Making Deservingness of the Unemployed Conditional: Changes in Public Support for the Conditionality of Unemployment Benefits

with Bernhard Ebbinghaus and Elias Naumann
In W. van Oorschot, F. Roosma, B. Meuleman, & T. Reeskens (Eds.), The Social Legitimacy of Targeted Welfare: Attitudes to Welfare Deservingness. Cheltenham: Edward Elgar Publishing, 167-185.
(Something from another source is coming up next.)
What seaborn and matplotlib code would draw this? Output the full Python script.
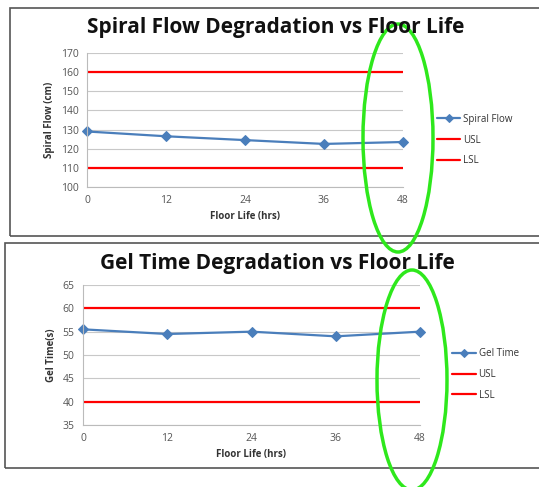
import matplotlib
matplotlib.use("Agg")
import matplotlib.pyplot as plt
import seaborn as sns
import pandas as pd
from matplotlib.patches import Rectangle, Ellipse

hours = [0, 12, 24, 36, 48]
spiral_flow = [129, 126.5, 124.5, 122.5, 123.5]
spiral_usl = 160
spiral_lsl = 110
gel_time = [55.5, 54.5, 55, 54, 55]
gel_usl = 60
gel_lsl = 40

sns.set_style("white")
plt.rcParams["font.family"] = ["Open Sans", "DejaVu Sans"]

BLUE = "#4a7ebb"
RED = "#ff0000"
GREEN = "#2ee81c"


def build_df(values, usl, lsl, name):
    df = pd.DataFrame({"hrs": hours * 3,
                       "value": list(values) + [usl] * len(hours) + [lsl] * len(hours),
                       "series": [name] * len(hours) + ["USL"] * len(hours) + ["LSL"] * len(hours)})
    return df


def draw_panel(fig, rect, df, name, ylim, yticks, ylabel, title, title_x, title_y, leg_anchor):
    ax = fig.add_axes(rect)
    sns.lineplot(data=df[df["series"] == name], x="hrs", y="value", color=BLUE,
                 marker="D", markersize=5, markeredgecolor=BLUE, linewidth=1.6,
                 ax=ax, label=name, clip_on=False)
    sns.lineplot(data=df[df["series"] == "USL"], x="hrs", y="value", color=RED,
                 linewidth=1.6, ax=ax, label="USL")
    sns.lineplot(data=df[df["series"] == "LSL"], x="hrs", y="value", color=RED,
                 linewidth=1.6, ax=ax, label="LSL")
    ax.set_xlim(0, 48)
    ax.set_ylim(ylim)
    ax.set_xticks(hours)
    ax.set_yticks(yticks)
    ax.yaxis.grid(True, color="#c8c8c8", linewidth=0.8)
    ax.set_axisbelow(True)
    for side in ["top", "right"]:
        ax.spines[side].set_visible(False)
    for side in ["left", "bottom"]:
        ax.spines[side].set_color("#bbbbbb")
        ax.spines[side].set_linewidth(0.8)
    ax.tick_params(axis="both", labelsize=7.5, colors="#555555", length=0, pad=6)
    ax.set_xlabel("Floor Life (hrs)", fontsize=7, fontweight="bold", color="#333333", labelpad=3)
    ax.set_ylabel(ylabel, fontsize=7, fontweight="bold", color="#333333", labelpad=4)
    fig.text(title_x, title_y, title, ha="center", va="center", fontsize=15,
             fontweight="bold", color="#111111")
    leg = ax.legend(loc="center left", bbox_to_anchor=leg_anchor, frameon=False,
                    fontsize=7, handlelength=2.4, labelspacing=1.0, handletextpad=0.3,
                    markerscale=0.8)
    for t in leg.get_texts():
        t.set_color("#333333")
    return ax


W, H = 539, 487
fig = plt.figure(figsize=(W / 100, H / 100), dpi=100)

# panel borders
fig.add_artist(Rectangle((10 / W, 1 - 236 / H), 540 / W, 228 / H, transform=fig.transFigure,
                         fill=False, edgecolor="#555555", linewidth=1.2))
fig.add_artist(Rectangle((5 / W, 1 - 468 / H), 545 / W, 225 / H, transform=fig.transFigure,
                         fill=False, edgecolor="#555555", linewidth=1.2))

df_sf = build_df(spiral_flow, spiral_usl, spiral_lsl, "Spiral Flow")
draw_panel(fig, [87 / W, 1 - 187 / H, 316 / W, 134 / H], df_sf, "Spiral Flow",
           (100, 170), range(100, 171, 10), "Spiral Flow (cm)",
           "Spiral Flow Degradation vs Floor Life", 276 / W, 1 - 28 / H, (1.08, 0.35))

df_gt = build_df(gel_time, gel_usl, gel_lsl, "Gel Time")
draw_panel(fig, [83 / W, 1 - 425 / H, 337 / W, 140 / H], df_gt, "Gel Time",
           (35, 65), range(35, 66, 5), "Gel Time(s)",
           "Gel Time Degradation vs Floor Life", 277 / W, 1 - 263 / H, (1.07, 0.36))

# hand-drawn highlight ellipses
fig.add_artist(Ellipse((398 / W, 1 - 138 / H), 70 / W, 228 / H, transform=fig.transFigure,
                       fill=False, edgecolor=GREEN, linewidth=2.5))
fig.add_artist(Ellipse((412 / W, 1 - 380 / H), 70 / W, 220 / H, transform=fig.transFigure,
                       fill=False, edgecolor=GREEN, linewidth=2.5))

fig.savefig("out.png", dpi=100)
Research question & method

Since the 1990s stricter conditions for the (long-term) unemployed to receive benefits have been on the “activation” agenda. However, policy makers are constrained in their reform efforts by the economic and fiscal situation, the pre-existing institutional contexts, and public opinion. This cross-national and longitudinal study investigates whether the social legitimacy of benefit obligations for the unemployed is affected by the changing economic and varying institutional context. We use data from the European Value Survey, a repeated cross-sectional survey that was conducted in 1990, 1999 and 2008 in 23 European countries. Support for conditions for unemployment benefits is measured with an item that asks whether people who are unemployed should have to take any job available.

Results

We find that the main economic indicators, economic growth and unemployment rate, are significantly related to support for conditionality. People living in wealthier countries are more likely to be in favour of conditionality, whereas a high unemployment rate reduces such support. Concerning institutional features, we find some support for the assumption that people in welfare states with more generous social policies prefer stricter conditionality for access in order to protect the generous benefits against any misuse.

28 Jan

How Unemployment Experience Affects Support for the Welfare State. A Real Panel Approach

with Elias Naumann and Johannes Bähr
European Sociological Review, Volume 32, Issue 1, 1 February 2016, Pages 81–92, https://doi.org/10.1093/esr/jcv094 

Research question

This article investigates whether self-interest as compared to values or ideological dispositions shape individual attitudes towards the welfare state. Causal interpretations of how self-interest, values and welfare state attitudes are linked have been difficult to sustain so far as the research mainly relies on static, cross-sectional analyses. We address this empirical challenge using data from the Dutch LISS panel (2008-2013) that covers the period of the international economic crisis. We investigate how individuals change their attitudes in times of economic hardship.

Results

Our findings confirm theoretical expectations that people change their support for unemployment benefits in reaction to changes in their individual material circumstances. Job loss and drops in household income lead to an increased support for public provision of unemployment benefits. The analysis also suggests that this attitude change is persistent. After the temporarily unemployed have found a new job they do not return to their pre-unemployment attitude.

In contrast, individual support for other domains of the welfare state such as health care or pensions is not affected by changes in individual material circumstances. Our results show that individual material circumstances and thus self-interest have a sizable effect on how individuals change their welfare state attitudes.